■ Entries from a dataset

────────

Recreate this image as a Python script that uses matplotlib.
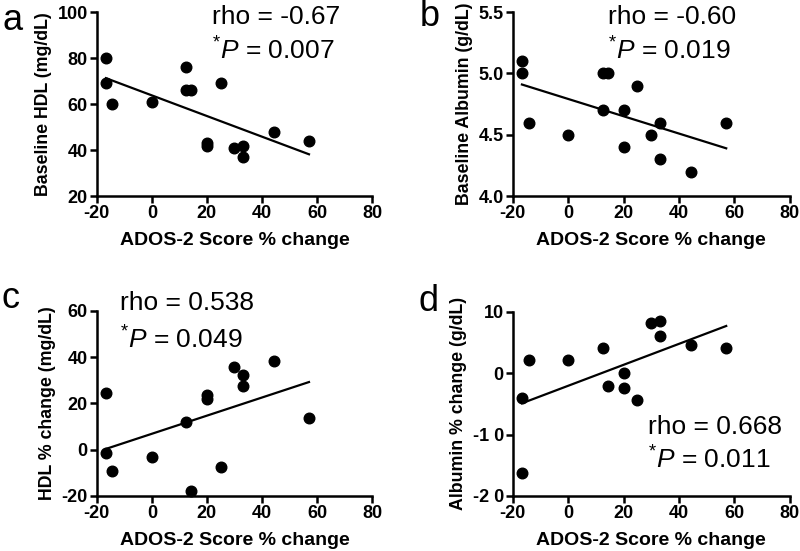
import matplotlib
matplotlib.use("Agg")
import matplotlib.pyplot as plt
import numpy as np

plt.rcParams['font.family'] = ['Liberation Sans', 'DejaVu Sans']
plt.rcParams['mathtext.fontset'] = 'custom'
plt.rcParams['mathtext.rm'] = 'Liberation Sans'
plt.rcParams['mathtext.it'] = 'Liberation Sans:italic'
plt.rcParams['axes.unicode_minus'] = False

# ADOS-2 score % change (x) for panels a/b (15 subjects) and c/d (14 subjects)
ados_ab = [-16.7, -16.7, -14.3, 0, 12.5, 12.5, 14.3, 20, 20, 25, 30, 33.3, 33.3, 44.4, 57.1]
hdl_base = [80, 69, 60, 61, 76, 66, 66, 43, 42, 69, 41, 42, 37, 48, 44]
ados_b = [-16.7, -16.7, -14.3, 0, 12.5, 14.3, 12.5, 20, 20, 25, 30, 33.3, 33.3, 44.4, 57.1]
alb_base = [5.1, 5.0, 4.6, 4.5, 5.0, 5.0, 4.7, 4.7, 4.4, 4.9, 4.5, 4.6, 4.3, 4.2, 4.6]

ados_c = [-16.7, -16.7, -14.3, 0, 12.5, 14.3, 20, 20, 25, 30, 33.3, 33.3, 44.4, 57.1]
hdl_change = [24.4, -1.5, -9.2, -3.4, 11.9, -17.8, 23.5, 22, -7.7, 35.9, 32.3, 27.3, 38.4, 13.6]
ados_d = [-16.7, -16.7, -14.3, 0, 12.5, 14.3, 20, 20, 25, 30, 33.3, 33.3, 44.4, 57.1]
alb_change = [-4.0, -16.2, 2.1, 2.1, 4.1, -2.1, 0.0, -2.4, -4.4, 8.2, 8.5, 6.1, 4.6, 4.1]

# regression line end points
fit_x = [-16.7, 57.1]
fit_a = [71.3, 38.2]
fit_b = [4.91, 4.39]
fit_c = [0.3, 29.2]
fit_d = [-4.9, 7.7]

panels = [
    ('a', ados_ab, hdl_base, fit_a, 'Baseline HDL (mg/dL)', (20, 100), [20, 40, 60, 80, 100], None,
     'rho = -0.67', '0.007', (0.42, 0.973, 0.79)),
    ('b', ados_b, alb_base, fit_b, 'Baseline Albumin (g/dL)', (4.0, 5.5), [4.0, 4.5, 5.0, 5.5],
     ['4.0', '4.5', '5.0', '5.5'], 'rho = -0.60', '0.019', (0.345, 0.973, 0.79)),
    ('c', ados_c, hdl_change, fit_c, 'HDL % change (mg/dL)', (-20, 60), [-20, 0, 20, 40, 60], None,
     'rho = 0.538', '0.049', (0.084, 1.04, 0.84)),
    ('d', ados_d, alb_change, fit_d, 'Albumin % change (g/dL)', (-20, 10), [-20, -10, 0, 10],
     ['-2 0', '-1 0', '0', '10'], 'rho = 0.668', '0.011', (0.487, 0.375, 0.196)),
]

boxes = [
    [0.121, 0.644, 0.344, 0.334],
    [0.641, 0.644, 0.346, 0.334],
    [0.121, 0.100, 0.344, 0.336],
    [0.641, 0.100, 0.346, 0.334],
]
letter_pos = [(0.016, 0.962), (0.537, 0.97), (0.013, 0.458), (0.535, 0.453)]

fig = plt.figure(figsize=(8, 5.51), dpi=100)

for (letter, x, y, fit, ylabel, ylim, yticks, ylabs, rho, p, tpos), box, lp in zip(panels, boxes, letter_pos):
    ax = fig.add_axes(box)
    ax.scatter(x, y, s=58, color='black', zorder=3, clip_on=False)
    ax.plot(fit_x, fit, color='black', lw=1.6)
    ax.set_xlim(-20, 80)
    ax.set_ylim(*ylim)
    ax.set_xticks([-20, 0, 20, 40, 60, 80])
    ax.set_yticks(yticks)
    if ylabs:
        ax.set_yticklabels(ylabs)
    for s in ['top', 'right']:
        ax.spines[s].set_visible(False)
    for s in ['left', 'bottom']:
        ax.spines[s].set_linewidth(1.8)
    ax.tick_params(width=1.8, length=5, labelsize=13, pad=1.5)
    for lab in ax.get_xticklabels() + ax.get_yticklabels():
        lab.set_fontweight('bold')
    ax.set_xlabel('ADOS-2 Score % change', fontsize=14, fontweight='bold', labelpad=7)
    ax.set_ylabel(ylabel, fontsize=12.8, fontweight='bold', labelpad=4)
    tx, ty1, ty2 = tpos
    ax.text(tx, ty1, rho, transform=ax.transAxes, fontsize=19, va='center', ha='left')
    ax.text(tx, ty2, r'$^{*}\mathit{P}$ = ' + p, transform=ax.transAxes, fontsize=19,
            va='center', ha='left')
    fig.text(lp[0], lp[1], letter, fontsize=26, va='center', ha='center')

fig.savefig('out.png', dpi=100)
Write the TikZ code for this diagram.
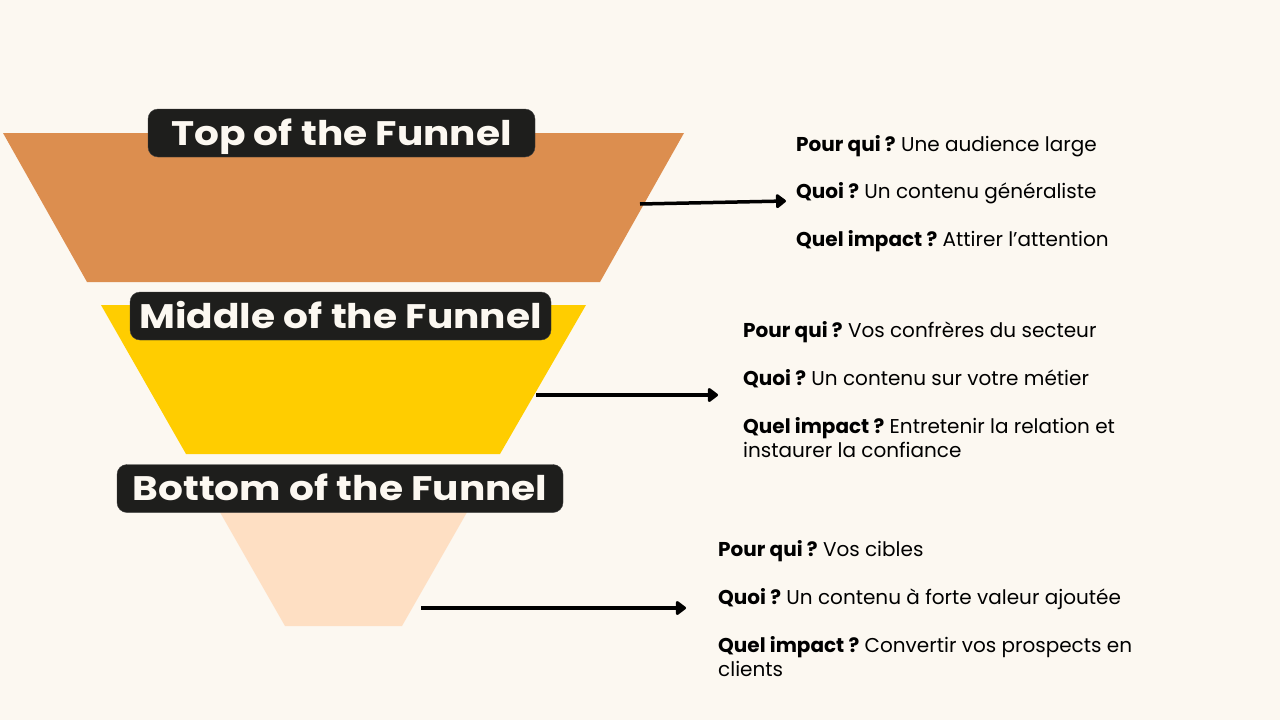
\documentclass[tikz,border=0pt]{standalone}
\usepackage{fontspec}
\setmainfont{Poppins}
\usetikzlibrary{arrows.meta}
\definecolor{cream}{HTML}{FCF8F1}
\definecolor{tofcol}{HTML}{DC8E4F}
\definecolor{mofcol}{HTML}{FFCD00}
\definecolor{bofcol}{HTML}{FEDFC3}
\definecolor{boxcol}{HTML}{1E1E1C}
\newcommand{\widetitle}[1]{\scalebox{1.15}[1]{#1}}
\frenchspacing
\begin{document}
\begin{tikzpicture}[x=1pt, y=-1pt,
    stagebox/.style={rectangle, rounded corners=10pt, fill=boxcol, draw=black!75, text=cream,
      font=\fontsize{34}{40}\selectfont\bfseries, minimum height=48pt, inner sep=0pt,
      text height=24pt, text depth=0pt},
    info/.style={anchor=base west, inner sep=0pt, font=\fontsize{20}{24}\selectfont},
    arr/.style={line width=3.5pt, -{Triangle[length=11pt,width=16pt,round]}}]
  \fill[cream] (0,0) rectangle (1280,720);
  \useasboundingbox (0,0) rectangle (1280,720);
  % Funnel slices
  \fill[tofcol] (3,133) -- (684,133) -- (600,282) -- (87,282) -- cycle;
  \fill[mofcol] (101,305) -- (586,305) -- (500,454) -- (186,454) -- cycle;
  \fill[bofcol] (213,500) -- (474,500) -- (402,626) -- (285,626) -- cycle;
  % Stage labels
  \node[stagebox, minimum width=387pt] (tof) at (341.5,133) {\widetitle{Top of the Funnel}};
  \node[stagebox, minimum width=421pt] (mof) at (340.5,316) {\widetitle{Middle of the Funnel}};
  \node[stagebox, minimum width=446pt] (bof) at (340,488.5) {\widetitle{Bottom of the Funnel}};
  % Top text
  \node[info] (tofwho) at (796,151) {\textbf{Pour qui ?} Une audience large};
  \node[info] (tofwhat) at (796,198) {\textbf{Quoi ?} Un contenu généraliste};
  \node[info] (tofimpact) at (796,246) {\textbf{Quel impact ?} Attirer l’attention};
  % Middle text
  \node[info] (mofwho) at (743,337) {\textbf{Pour qui ?} Vos confrères du secteur};
  \node[info] (mofwhat) at (743,385) {\textbf{Quoi ?} Un contenu sur votre métier};
  \node[info, align=left] (mofimpact) at (743,457) {\textbf{Quel impact ?} Entretenir la relation et\\instaurer la confiance};
  % Bottom text
  \node[info] (bofwho) at (718,556) {\textbf{Pour qui ?} Vos cibles};
  \node[info] (bofwhat) at (718,604) {\textbf{Quoi ?} Un contenu à forte valeur ajoutée};
  \node[info, align=left] (bofimpact) at (718,676) {\textbf{Quel impact ?} Convertir vos prospects en\\clients};
  % Arrows
  \coordinate (tofsrc) at (640,204);
  \coordinate (tofdst) at (786,201);
  \coordinate (mofsrc) at (536,395);
  \coordinate (mofdst) at (718,395);
  \coordinate (bofsrc) at (421,608);
  \coordinate (bofdst) at (686,608);
  \draw[arr] (tofsrc) -- (tofdst);
  \draw[arr] (mofsrc) -- (mofdst);
  \draw[arr] (bofsrc) -- (bofdst);
\end{tikzpicture}
\end{document}
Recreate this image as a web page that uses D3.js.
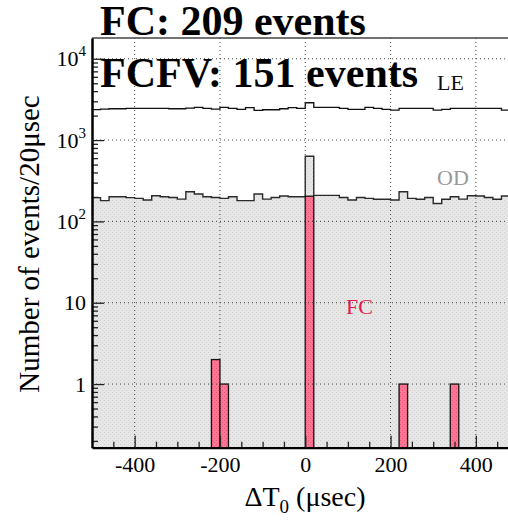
<!DOCTYPE html>
<html lang="en">
<head>
<meta charset="UTF-8">
<title>Delta T0 distribution</title>
<script src="https://d3js.org/d3.v7.min.js"></script>
<style>
    body { margin: 0; background: #fff; }
    svg { display: block; background: #fff; }
    text { font-family: 'Liberation Serif', 'DejaVu Serif', serif; }
</style>
</head>
<body>
<div id="chart"></div>
<script>
    // 20 usec bins, lower edges
    var binLow = [-500, -480, -460, -440, -420, -400, -380, -360, -340, -320,
                  -300, -280, -260, -240, -220, -200, -180, -160, -140, -120,
                  -100, -80, -60, -40, -20, 0, 20, 40, 60, 80,
                  100, 120, 140, 160, 180, 200, 220, 240, 260, 280,
                  300, 320, 340, 360, 380, 400, 420, 440, 460, 480];
    var binWidth = 20;

    // LE sample (black line)
    var leCounts = [2370, 2405, 2428, 2428, 2450, 2450, 2450, 2450, 2450, 2428,
                    2428, 2477, 2523, 2450, 2405, 2523, 2450, 2383, 2510, 2316,
                    2360, 2360, 2428, 2500, 2450, 2876, 2520, 2520, 2520, 2450,
                    2385, 2385, 2520, 2450, 2383, 2338, 2450, 2450, 2450, 2450,
                    2338, 2383, 2450, 2450, 2450, 2450, 2450, 2450, 2338, 2400];

    // OD sample (grey filled)
    var odCounts = [196, 180, 201, 201, 196, 192, 183, 207, 201, 197,
                    188, 232, 217, 201, 197, 192, 201, 180, 180, 217,
                    188, 197, 205, 201, 201, 633, 209, 209, 209, 197,
                    183, 197, 192, 187, 187, 183, 232, 192, 187, 197,
                    166, 187, 201, 188, 207, 205, 197, 187, 205, 200];

    // FC sample (red bars), only non-empty bins
    var fcLow = [-220, -200, 0, 220, 340];
    var fcCounts = [2, 1, 204, 1, 1];

    var xMajor = [-400, -200, 0, 200, 400];
    var yMajor = [1, 10, 100, 1000, 10000];
    var yLabels = ['1', '10', '10|2', '10|3', '10|4'];

    var width = 508, height = 524;
    var mLeft = 92, mRight = 518.5, mTop = 38, mBottom = 447.7;

    var svg = d3.select('#chart').append('svg')
        .attr('width', width)
        .attr('height', height);

    var defs = svg.append('defs');
    var grey = defs.append('pattern').attr('id', 'greyfill')
        .attr('width', 4).attr('height', 4).attr('patternUnits', 'userSpaceOnUse');
    grey.append('rect').attr('width', 4).attr('height', 4).attr('fill', '#e6e6e6');
    grey.append('rect').attr('x', 0).attr('y', 0).attr('width', 1).attr('height', 1).attr('fill', '#d2d2d2');
    grey.append('rect').attr('x', 2).attr('y', 2).attr('width', 1).attr('height', 1).attr('fill', '#d2d2d2');

    var pink = defs.append('pattern').attr('id', 'pinkfill')
        .attr('width', 4).attr('height', 4).attr('patternUnits', 'userSpaceOnUse');
    pink.append('rect').attr('width', 4).attr('height', 4).attr('fill', '#ff7593');
    pink.append('rect').attr('x', 0).attr('y', 0).attr('width', 1).attr('height', 1).attr('fill', '#e95878');
    pink.append('rect').attr('x', 2).attr('y', 2).attr('width', 1).attr('height', 1).attr('fill', '#e95878');

    var x = d3.scaleLinear().domain([-500, 500]).range([mLeft, mRight]);
    var y = d3.scaleLog().domain([0.165, 18000]).range([mBottom, mTop]);

    function steps(counts) {
        var pts = binLow.map(function(b, i) { return [b, counts[i]]; });
        pts.push([binLow[binLow.length - 1] + binWidth, counts[counts.length - 1]]);
        return pts;
    }

    var plot = svg.append('g');

    // OD filled histogram
    plot.append('path')
        .datum(steps(odCounts))
        .attr('fill', 'url(#greyfill)')
        .attr('d', d3.area().curve(d3.curveStepAfter)
            .x(function(d) { return x(d[0]); })
            .y0(mBottom)
            .y1(function(d) { return y(d[1]); }));

    plot.append('path')
        .datum(steps(odCounts))
        .attr('fill', 'none')
        .attr('stroke', '#2a2a2a')
        .attr('stroke-width', 1.4)
        .attr('d', d3.line().curve(d3.curveStepAfter)
            .x(function(d) { return x(d[0]); })
            .y(function(d) { return y(d[1]); }));

    // FC bars
    plot.selectAll('rect.fc')
        .data(fcLow.map(function(b, i) { return { low: b, n: fcCounts[i] }; }))
        .join('rect')
        .attr('class', 'fc')
        .attr('x', function(d) { return x(d.low); })
        .attr('width', function(d) { return x(d.low + binWidth) - x(d.low); })
        .attr('y', function(d) { return y(d.n); })
        .attr('height', function(d) { return mBottom - y(d.n); })
        .attr('fill', 'url(#pinkfill)')
        .attr('stroke', '#111')
        .attr('stroke-width', 1.3);

    // LE line
    plot.append('path')
        .datum(steps(leCounts))
        .attr('fill', 'none')
        .attr('stroke', '#111')
        .attr('stroke-width', 1.3)
        .attr('d', d3.line().curve(d3.curveStepAfter)
            .x(function(d) { return x(d[0]); })
            .y(function(d) { return y(d[1]); }));

    // dotted grid
    var grid = svg.append('g').attr('stroke', '#444').attr('stroke-width', 1)
        .attr('stroke-dasharray', '1,3');
    grid.selectAll('line.vx').data(xMajor).join('line')
        .attr('class', 'vx')
        .attr('x1', function(d) { return x(d); }).attr('x2', function(d) { return x(d); })
        .attr('y1', mTop).attr('y2', mBottom);
    grid.selectAll('line.hy').data(yMajor).join('line')
        .attr('class', 'hy')
        .attr('x1', mLeft).attr('x2', width)
        .attr('y1', function(d) { return y(d); }).attr('y2', function(d) { return y(d); });

    // top frame
    svg.append('line')
        .attr('x1', mLeft).attr('x2', width).attr('y1', mTop).attr('y2', mTop)
        .attr('stroke', '#444').attr('stroke-width', 1.5);

    // x axis: minor ticks every 50, major every 200
    var xMinor = d3.range(-450, 500, 50).filter(function(v) { return xMajor.indexOf(v) < 0; });
    svg.append('g')
        .attr('transform', 'translate(0,' + mBottom + ')')
        .call(d3.axisBottom(x).tickValues(xMinor).tickSize(-6).tickSizeOuter(0).tickFormat(''))
        .call(function(g) { g.select('.domain').remove(); })
        .selectAll('line').attr('stroke', '#222').attr('stroke-width', 1.3);

    var xAxis = svg.append('g')
        .attr('transform', 'translate(0,' + mBottom + ')')
        .call(d3.axisBottom(x).tickValues(xMajor).tickSize(-12).tickSizeOuter(0).tickPadding(9)
            .tickFormat(function(d) { return String(d); }));
    xAxis.select('.domain').attr('stroke', '#000').attr('stroke-width', 2.2);
    xAxis.selectAll('line').attr('stroke', '#222').attr('stroke-width', 1.3);
    xAxis.selectAll('text')
        .attr('font-family', 'Liberation Serif')
        .attr('font-size', 22)
        .attr('fill', '#000');

    // y axis: minor ticks 2..9 per decade
    var yMinor = [];
    [0.1, 1, 10, 100, 1000].forEach(function(dec) {
        for (var m = 2; m <= 9; m++) yMinor.push(dec * m);
    });
    svg.append('g')
        .attr('transform', 'translate(' + mLeft + ',0)')
        .call(d3.axisLeft(y).tickValues(yMinor).tickSize(-6).tickSizeOuter(0).tickFormat(''))
        .call(function(g) { g.select('.domain').remove(); })
        .selectAll('line').attr('stroke', '#222').attr('stroke-width', 1.3);

    var yAxis = svg.append('g')
        .attr('transform', 'translate(' + mLeft + ',0)')
        .call(d3.axisLeft(y).tickValues(yMajor).tickSize(-12).tickSizeOuter(0).tickPadding(6)
            .tickFormat(function() { return ''; }));
    yAxis.select('.domain').attr('stroke', '#000').attr('stroke-width', 2.5);
    yAxis.selectAll('line').attr('stroke', '#222').attr('stroke-width', 1.3);
    yAxis.selectAll('.tick text').each(function(d, i) {
        var parts = yLabels[i].split('|');
        var t = d3.select(this)
            .attr('font-family', 'Liberation Serif')
            .attr('font-size', 22)
            .attr('fill', '#000');
        t.append('tspan').text(parts[0]);
        if (parts[1]) {
            t.attr('dy', '0.32em');
            t.append('tspan').attr('dy', -10).attr('font-size', 15).text(parts[1]);
        }
    });

    // axis titles
    var xt = svg.append('text')
        .attr('x', 305).attr('y', 506)
        .attr('text-anchor', 'middle')
        .attr('font-size', 28);
    xt.append('tspan').text('ΔT');
    xt.append('tspan').attr('font-size', 19).attr('dy', 7).text('0');
    xt.append('tspan').attr('dy', -7).text(' (μsec)');

    svg.append('text')
        .attr('transform', 'translate(39,244) rotate(-90)')
        .attr('text-anchor', 'middle')
        .attr('font-size', 29)
        .text('Number of events/20μsec');

    // sample labels
    svg.append('text').attr('x', 437).attr('y', 90)
        .attr('font-size', 22).attr('fill', '#111').text('LE');
    svg.append('text').attr('x', 437).attr('y', 185)
        .attr('font-size', 22).attr('fill', '#999').text('OD');
    svg.append('text').attr('x', 346).attr('y', 314)
        .attr('font-size', 22).attr('fill', '#e3194f').text('FC');

    // headline counts
    svg.append('text').attr('x', 100).attr('y', 35)
        .attr('font-size', 42).attr('font-weight', 'bold').text('FC: 209 events');
    svg.append('text').attr('x', 100).attr('y', 87)
        .attr('font-size', 42).attr('font-weight', 'bold').text('FCFV: 151 events');
</script>
</body>
</html>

────────

■ Set problem
Copy all lines from the material that contain "script".

■ Correct output
Recreate this image as a Python script that uses matplotlib.
<script src="https://d3js.org/d3.v7.min.js"></script>
<script>
</script>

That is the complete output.